Step 2: Analyze the given data.

We are given:

• The magnetic field at point \( (5\hat{i}) \, \text{m} \), which lies along the axial line, is \( B_{\text{axial}} = 4 \times 10^{-6} \, \text{T} \). Here, the distance is \( r_{\text{axial}} = 5 \, \text{m} \).
• We need to find the magnetic field at point \( (10\hat{j}) \, \text{m} \), which lies along the equatorial line. Here, the distance is \( r_{\text{equatorial}} = 10 \, \text{m} \).

 

Step 3: Relate the magnetic fields using the formula.

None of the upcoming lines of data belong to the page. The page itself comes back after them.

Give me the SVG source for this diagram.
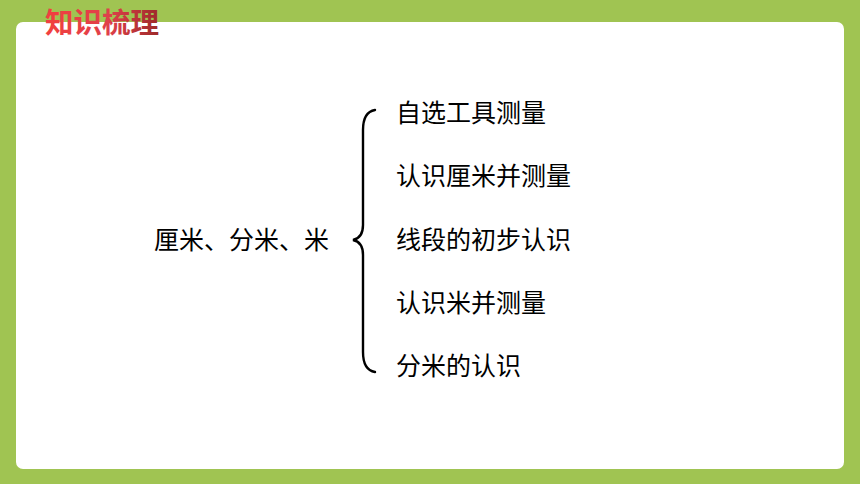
<svg xmlns="http://www.w3.org/2000/svg" width="860" height="484" viewBox="0 0 860 484">
<defs>
<linearGradient id="tg" x1="0" y1="0" x2="1" y2="0">
<stop offset="0" stop-color="#F2403F"/>
<stop offset="0.55" stop-color="#E0404A"/>
<stop offset="1" stop-color="#9E2A2A"/>
</linearGradient>
<style>
.t{font-family:"Noto Sans CJK SC","Noto Sans",sans-serif;font-size:25px;fill:#000}
.title{font-family:"Noto Sans CJK SC","Noto Sans",sans-serif;font-size:28.5px;font-weight:bold;fill:url(#tg)}
.brace{fill:none;stroke:#000;stroke-width:2.4;stroke-linecap:round}
</style>
</defs>
<rect x="0" y="0" width="860" height="484" fill="#A0C452"/>
<rect x="16" y="22" width="828" height="447" rx="7" fill="#fff"/>
<text class="title" x="45" y="33">知识梳理</text>
<g id="root"><text class="t" x="154" y="249">厘米、分米、米</text></g>
<g id="connectors">
<path class="brace" d="M375,110 Q363,112 363,130 L363,225 Q363,238 353,240 Q363,242 363,255 L363,352 Q363,370 375,372"/>
</g>
<g id="n1"><text class="t" x="396" y="122">自选工具测量</text></g>
<g id="n2"><text class="t" x="396" y="185">认识厘米并测量</text></g>
<g id="n3"><text class="t" x="396" y="249">线段的初步认识</text></g>
<g id="n4"><text class="t" x="396" y="312">认识米并测量</text></g>
<g id="n5"><text class="t" x="396" y="375">分米的认识</text></g>
</svg>
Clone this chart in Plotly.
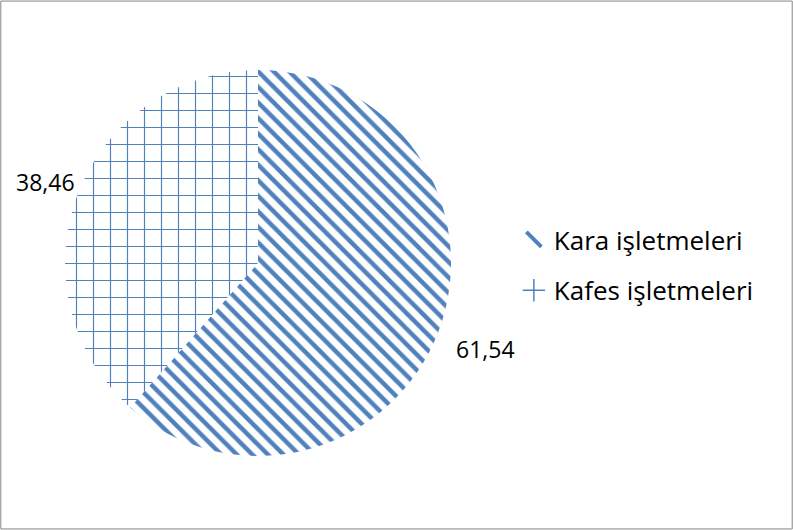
import math
import plotly.graph_objects as go

labels = ["Kara işletmeleri", "Kafes işletmeleri"]
values = [61.54, 38.46]
shapes = ["\\", "+"]
legend_symbols = ["line-nw", "cross-thin"]
blue = "#4F81BD"

W, H = 793, 530
cx, cy, R = 258, 263, 193  # pie centre / radius in pixels (layout)
label_dist = [1.26, 1.18]  # radial distance factor for each data label

fig = go.Figure(go.Pie(
    labels=labels,
    values=values,
    sort=False,
    direction="clockwise",
    rotation=0,
    textinfo="none",
    hoverinfo="label+value",
    marker=dict(
        colors=[blue, blue],
        line=dict(width=0),
        pattern=dict(shape=shapes, fgcolor=blue, bgcolor="#FFFFFF", fgopacity=1,
                     size=[11, 17], solidity=[0.4, 0.13], fillmode="replace"),
    ),
    domain=dict(x=[(cx - R) / W, (cx + R) / W], y=[1 - (cy + R) / H, 1 - (cy - R) / H]),
    showlegend=False,
))

# legend entries (one per category, no data points)
for lab, sym, lw, sz in zip(labels, legend_symbols, [4, 1.5], [15, 18]):
    fig.add_trace(go.Scatter(
        x=[None], y=[None], mode="markers", name=lab, legendgroup=lab,
        marker=dict(symbol=sym, size=sz, color=blue, line=dict(color=blue, width=lw)),
    ))

# data labels placed at the middle angle of each slice (computed from the values)
total = sum(values)
annotations = []
start = 0.0
for v, k in zip(values, label_dist):
    mid = (start + v / 2) / total * 2 * math.pi
    start += v
    x = cx + k * R * math.sin(mid)
    y = cy - k * R * math.cos(mid)
    annotations.append(dict(
        x=x / W, y=1 - y / H, xref="paper", yref="paper",
        text=f"{v:.2f}".replace(".", ","), showarrow=False,
        font=dict(family="Open Sans", size=23, color="#000000"),
        xanchor="center", yanchor="middle",
    ))

fig.update_layout(
    width=W, height=H,
    margin=dict(l=0, r=0, t=0, b=0, autoexpand=False),
    paper_bgcolor="white",
    plot_bgcolor="white",
    separators=",.",
    xaxis=dict(visible=False),
    yaxis=dict(visible=False),
    legend=dict(x=0.648, y=0.5, xanchor="left", yanchor="middle",
                font=dict(family="Open Sans", size=26, color="#000000"),
                tracegroupgap=14, itemwidth=30),
    annotations=annotations,
    shapes=[dict(type="rect", xref="paper", yref="paper", x0=0.001, y0=0.002, x1=0.999, y1=0.998,
                 line=dict(color="#868686", width=1))],
)

fig.write_html("out.html")
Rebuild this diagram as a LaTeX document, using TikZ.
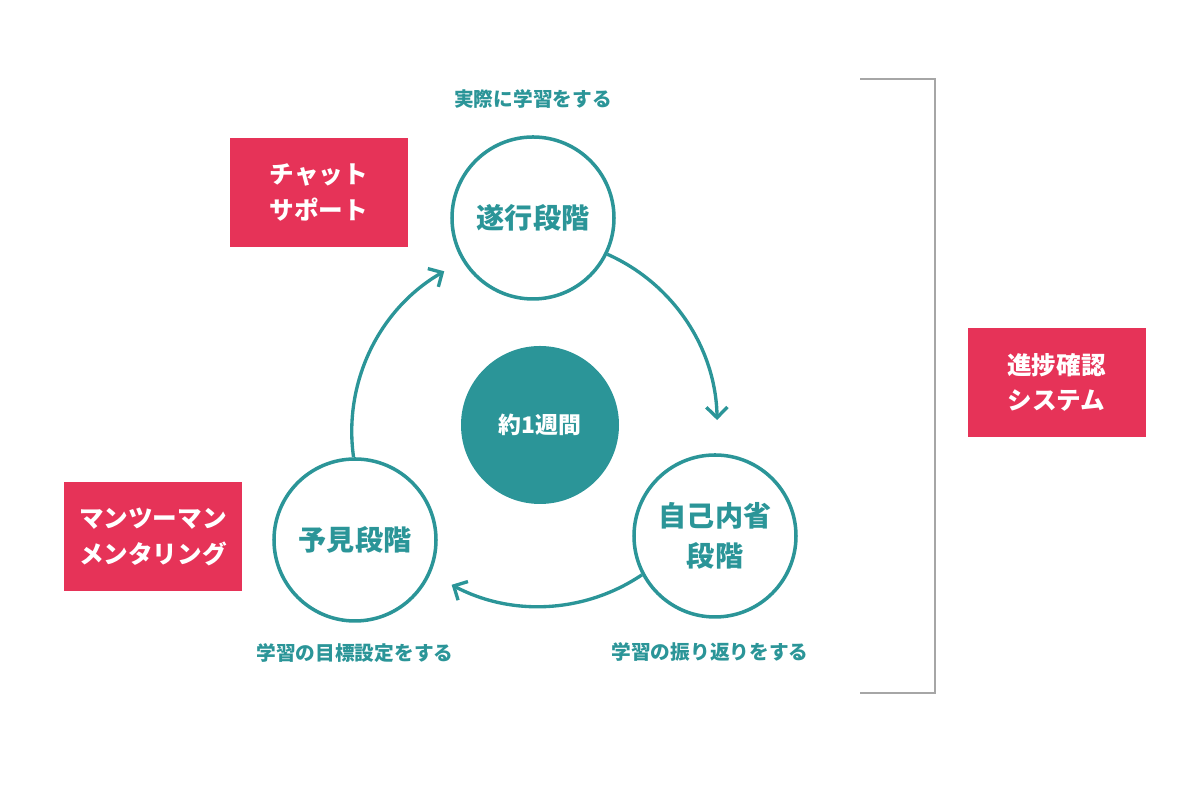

The magnetic field along the axial line is: \[ B_{\text{axial}} = \frac{\mu_0}{4\pi} \cdot \frac{2M}{r_{\text{axial}}^3}. \] The magnetic field along the equatorial line is: \[ B_{\text{equatorial}} = \frac{\mu_0}{4\pi} \cdot \frac{M}{r_{\text{equatorial}}^3}. \] Dividing these two equations, we get: \[ \frac{B_{\text{equatorial}}}{B_{\text{axial}}} = \frac{\frac{M}{r_{\text{equatorial}}^3}}{\frac{2M}{r_{\text{axial}}^3}} = \frac{r_{\text{axial}}^3}{2r_{\text{equatorial}}^3}. \] Substitute the given distances: \[ r_{\text{axial}} = 5 \, \text{m}, \quad r_{\text{equatorial}} = 10 \, \text{m}. \] Thus: \[ \frac{B_{\text{equatorial}}}{B_{\text{axial}}} = \frac{(5)^3}{2(10)^3} = \frac{125}{2(1000)} = \frac{125}{2000} = \frac{1}{16}. \] Now, solve for \( B_{\text{equatorial}} \): \[ B_{\text{equatorial}} = \frac{1}{16} \cdot B_{\text{axial}}. \] Substitute \( B_{\text{axial}} = 4 \times 10^{-6} \, \text{T} \): \[ B_{\text{equatorial}} = \frac{1}{16} \cdot 4 \times 10^{-6} = 0.25 \times 10^{-6} = 2.5 \times 10^{-7} \, \text{T}. \]

Final Answer: The magnetic field at point \( (10\hat{j}) \, \text{m} \) is \( \mathbf{2.5 \times 10^{-7} \, \text{T}} \), which corresponds to option \( \mathbf{(A)} \).